22 июля 1808 года на сожженной солнцем равнине Андалузии испанцам сдался окруженный преобладающими силами противников французский корпус генерала Дюпона. Это была почетная капитуляция, которую испанцы незамедлительно нарушили, размещая военнопленных на понтонах Кадикса и на островке Кабрера в столь чудовищных условиях, что большинство французов не прожило и года. Со стратегической точки зрения капитуляция под Байлен была мелочью – ну ладно, было потеряно семнадцать тысяч солдат несколькосоттысячной великой армии. С пропагандистской точки зрения это была катастрофа – наполеоновская армия впервые была побеждена, и Европа увидела, что людей "бога войны" побеждать все же можно! На величественном фасаде Империи появилась первая трещина…

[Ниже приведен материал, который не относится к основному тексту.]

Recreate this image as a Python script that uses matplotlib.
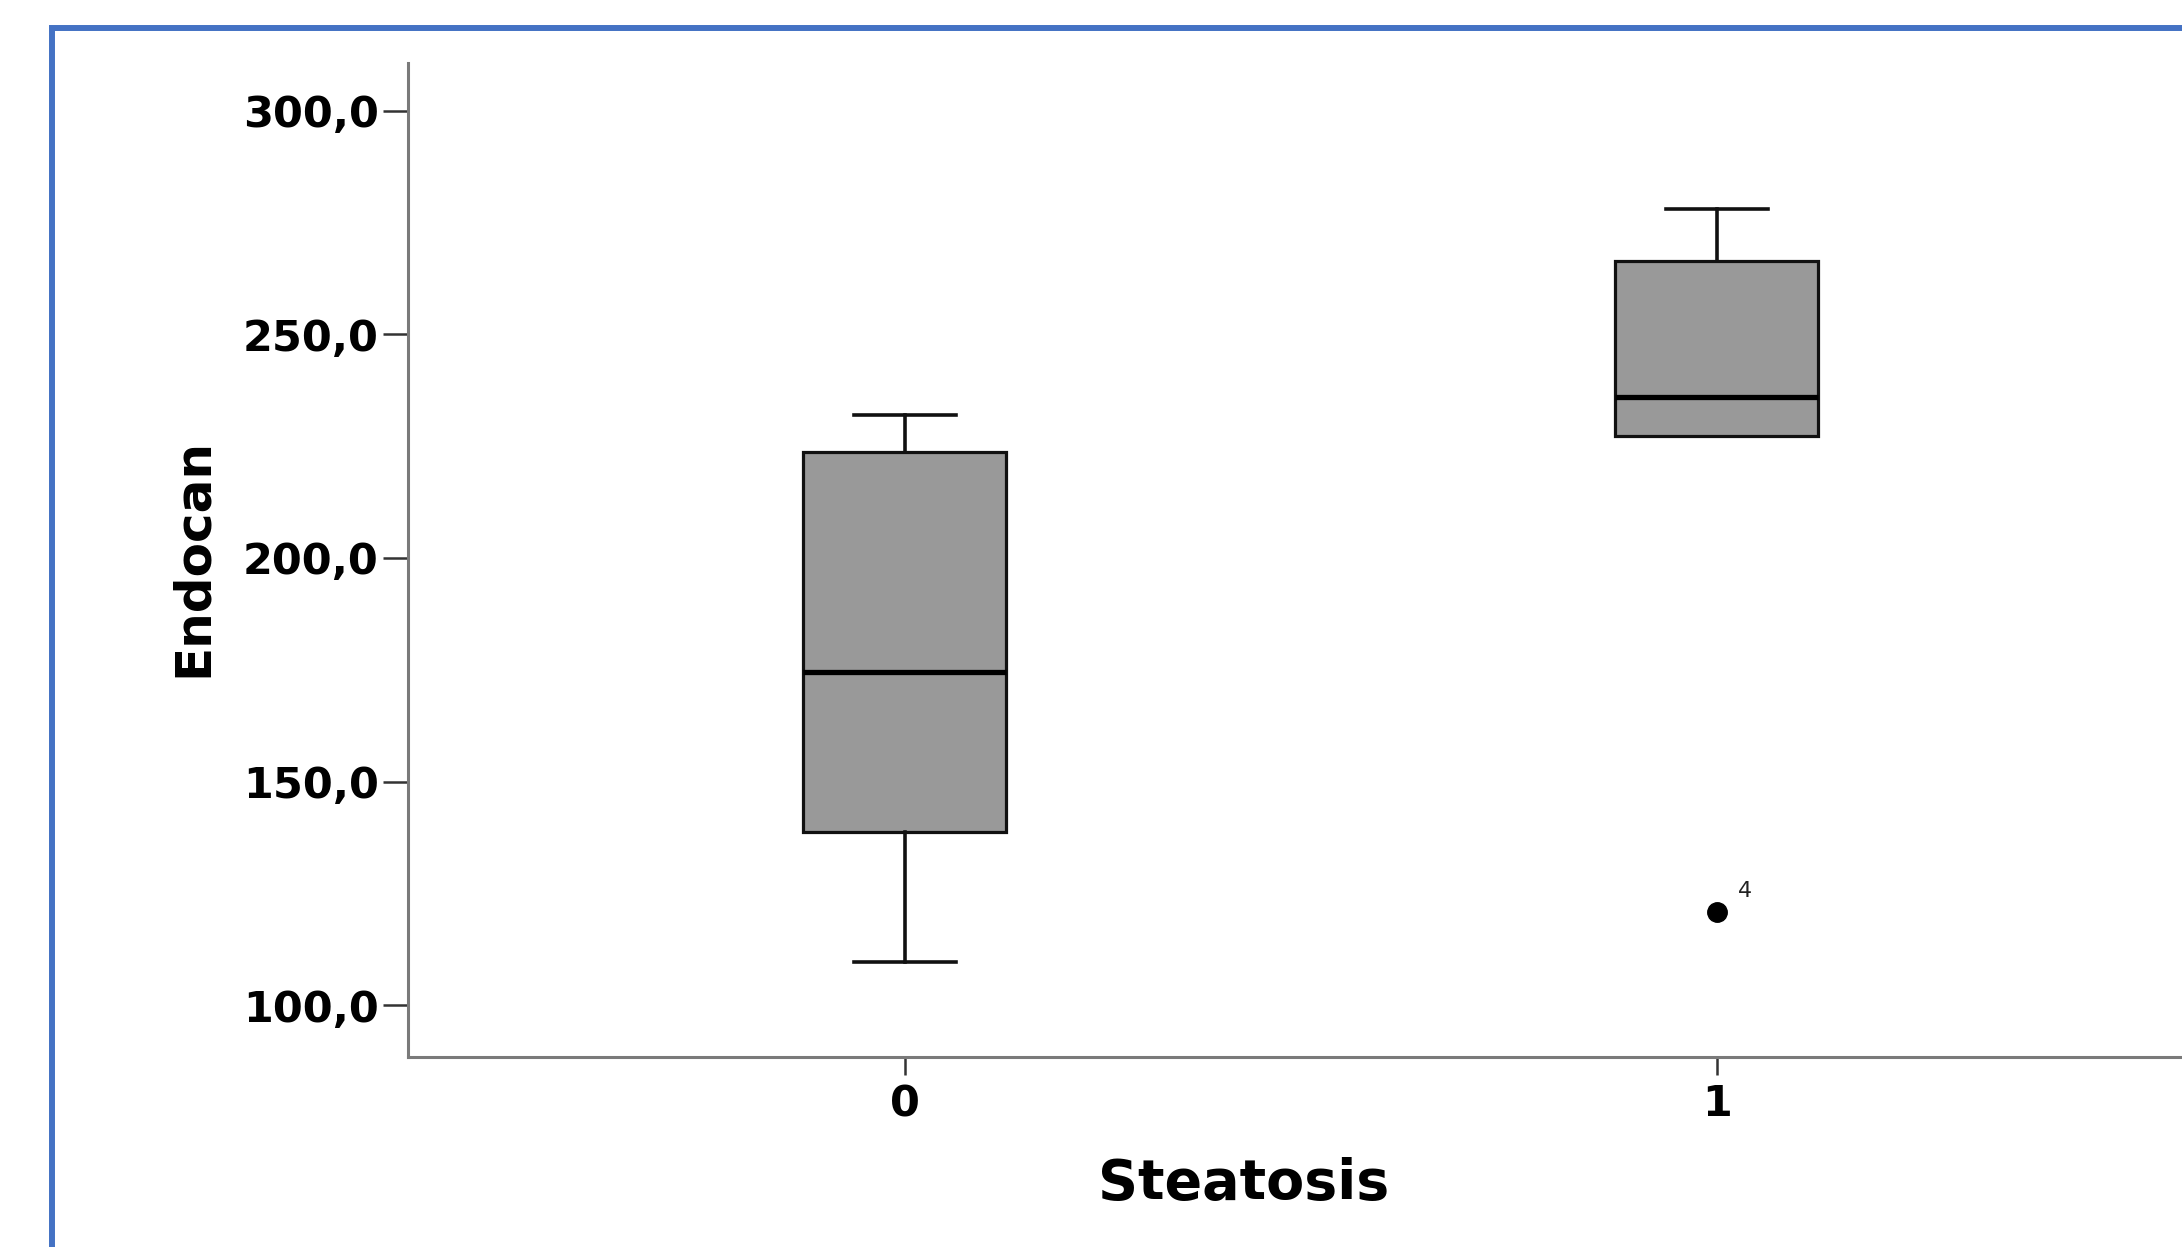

Наполеон сразу же вено оценил колоссальное значение капитуляции под Байлен. В первом пароксизме гнева он осудил Дюпона за измену и посадил в казематы форта Жу. Затем он понял, что обязан лично отправиться в Испанию и затушевать впечатление от тог поражения. Но у него за спиной имелась Австрия, которую Байлен привел в состояние мобилизационной горячки, а также смертельно опасного "брата". Потому перед поездкой за Пиренеи он решил встретиться с этим "братом" и обновить перемирие в Тильзите – еще раз очаровать Александра, засыпать проектами и обещаниями, нейтрализовать.